### TASK STATEMENT
Copy verbatim the material from its first line to the line that holds "const beetlesMax = 8;", including that line.

Stored items

<<<<

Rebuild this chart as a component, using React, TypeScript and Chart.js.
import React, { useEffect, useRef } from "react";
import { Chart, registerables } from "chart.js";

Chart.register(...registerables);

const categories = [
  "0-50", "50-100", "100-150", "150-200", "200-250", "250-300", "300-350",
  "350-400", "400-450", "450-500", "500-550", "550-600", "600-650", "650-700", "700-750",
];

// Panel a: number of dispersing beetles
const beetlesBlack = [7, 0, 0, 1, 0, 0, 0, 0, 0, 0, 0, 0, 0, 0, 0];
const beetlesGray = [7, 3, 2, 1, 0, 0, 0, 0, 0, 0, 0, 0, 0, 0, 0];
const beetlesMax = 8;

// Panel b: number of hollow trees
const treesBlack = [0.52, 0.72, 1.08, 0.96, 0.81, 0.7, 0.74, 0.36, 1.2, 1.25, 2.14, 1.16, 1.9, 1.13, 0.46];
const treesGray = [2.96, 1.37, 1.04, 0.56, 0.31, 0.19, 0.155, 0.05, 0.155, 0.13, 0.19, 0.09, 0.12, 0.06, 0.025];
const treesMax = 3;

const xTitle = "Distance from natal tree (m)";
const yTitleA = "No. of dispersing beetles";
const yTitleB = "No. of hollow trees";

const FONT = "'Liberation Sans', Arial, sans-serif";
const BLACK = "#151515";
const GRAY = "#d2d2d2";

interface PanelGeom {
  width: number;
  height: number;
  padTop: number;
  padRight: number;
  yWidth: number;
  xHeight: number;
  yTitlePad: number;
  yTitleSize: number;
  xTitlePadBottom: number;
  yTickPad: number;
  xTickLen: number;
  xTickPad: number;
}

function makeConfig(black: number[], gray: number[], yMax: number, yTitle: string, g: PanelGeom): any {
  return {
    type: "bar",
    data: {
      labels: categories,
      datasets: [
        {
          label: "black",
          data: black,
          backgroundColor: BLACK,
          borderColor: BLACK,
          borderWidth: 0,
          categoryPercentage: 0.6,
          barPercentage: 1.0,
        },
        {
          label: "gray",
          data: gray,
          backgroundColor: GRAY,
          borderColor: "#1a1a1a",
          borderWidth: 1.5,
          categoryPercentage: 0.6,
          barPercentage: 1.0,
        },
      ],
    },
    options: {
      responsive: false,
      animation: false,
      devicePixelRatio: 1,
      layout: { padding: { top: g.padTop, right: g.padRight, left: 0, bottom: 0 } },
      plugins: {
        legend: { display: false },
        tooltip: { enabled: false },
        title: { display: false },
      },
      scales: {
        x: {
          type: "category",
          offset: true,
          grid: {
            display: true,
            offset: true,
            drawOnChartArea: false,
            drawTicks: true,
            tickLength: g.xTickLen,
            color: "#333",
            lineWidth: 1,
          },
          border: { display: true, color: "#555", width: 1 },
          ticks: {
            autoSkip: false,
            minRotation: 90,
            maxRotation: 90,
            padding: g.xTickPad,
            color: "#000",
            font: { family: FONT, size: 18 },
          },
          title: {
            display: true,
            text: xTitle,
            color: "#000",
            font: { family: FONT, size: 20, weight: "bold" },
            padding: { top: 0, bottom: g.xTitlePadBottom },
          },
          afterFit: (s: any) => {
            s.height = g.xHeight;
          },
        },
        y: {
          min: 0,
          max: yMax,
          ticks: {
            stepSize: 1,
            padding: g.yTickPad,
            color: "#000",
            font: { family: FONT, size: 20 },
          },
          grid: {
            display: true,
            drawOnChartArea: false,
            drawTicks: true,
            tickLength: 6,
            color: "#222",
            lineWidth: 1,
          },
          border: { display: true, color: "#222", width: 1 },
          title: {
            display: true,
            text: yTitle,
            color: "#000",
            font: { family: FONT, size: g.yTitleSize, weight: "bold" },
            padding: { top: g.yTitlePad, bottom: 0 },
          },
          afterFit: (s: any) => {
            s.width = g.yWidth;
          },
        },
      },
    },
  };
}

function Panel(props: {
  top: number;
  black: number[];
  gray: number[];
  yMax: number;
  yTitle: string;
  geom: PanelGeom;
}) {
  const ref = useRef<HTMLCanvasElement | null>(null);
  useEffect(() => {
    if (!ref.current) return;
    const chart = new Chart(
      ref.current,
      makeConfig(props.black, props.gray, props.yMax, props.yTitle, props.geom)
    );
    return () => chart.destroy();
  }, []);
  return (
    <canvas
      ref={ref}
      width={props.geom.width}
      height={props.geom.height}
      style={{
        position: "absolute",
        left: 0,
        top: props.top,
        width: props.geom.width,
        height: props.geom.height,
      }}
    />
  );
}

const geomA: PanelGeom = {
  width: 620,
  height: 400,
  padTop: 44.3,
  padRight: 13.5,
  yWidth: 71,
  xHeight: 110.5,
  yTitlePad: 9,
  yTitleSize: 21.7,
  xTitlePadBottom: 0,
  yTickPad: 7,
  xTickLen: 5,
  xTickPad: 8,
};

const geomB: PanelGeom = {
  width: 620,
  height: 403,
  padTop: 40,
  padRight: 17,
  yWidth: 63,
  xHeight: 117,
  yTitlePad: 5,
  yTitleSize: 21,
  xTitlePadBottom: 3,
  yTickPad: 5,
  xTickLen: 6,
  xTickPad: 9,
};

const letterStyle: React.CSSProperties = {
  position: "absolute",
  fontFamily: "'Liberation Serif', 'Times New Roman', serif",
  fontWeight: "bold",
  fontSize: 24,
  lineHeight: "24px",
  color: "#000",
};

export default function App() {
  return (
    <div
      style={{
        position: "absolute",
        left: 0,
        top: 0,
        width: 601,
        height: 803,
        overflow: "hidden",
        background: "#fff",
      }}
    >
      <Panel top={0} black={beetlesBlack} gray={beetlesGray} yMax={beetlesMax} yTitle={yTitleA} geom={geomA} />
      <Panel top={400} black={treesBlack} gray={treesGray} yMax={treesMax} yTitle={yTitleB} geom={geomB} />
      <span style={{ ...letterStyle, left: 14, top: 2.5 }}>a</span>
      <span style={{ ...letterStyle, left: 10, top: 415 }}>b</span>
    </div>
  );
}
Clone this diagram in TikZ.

>>>>

### RESPONSE
Rebuild this chart as a component, using React, TypeScript and Chart.js.
import React, { useEffect, useRef } from "react";
import { Chart, registerables } from "chart.js";

Chart.register(...registerables);

const categories = [
  "0-50", "50-100", "100-150", "150-200", "200-250", "250-300", "300-350",
  "350-400", "400-450", "450-500", "500-550", "550-600", "600-650", "650-700", "700-750",
];

// Panel a: number of dispersing beetles
const beetlesBlack = [7, 0, 0, 1, 0, 0, 0, 0, 0, 0, 0, 0, 0, 0, 0];
const beetlesGray = [7, 3, 2, 1, 0, 0, 0, 0, 0, 0, 0, 0, 0, 0, 0];
const beetlesMax = 8;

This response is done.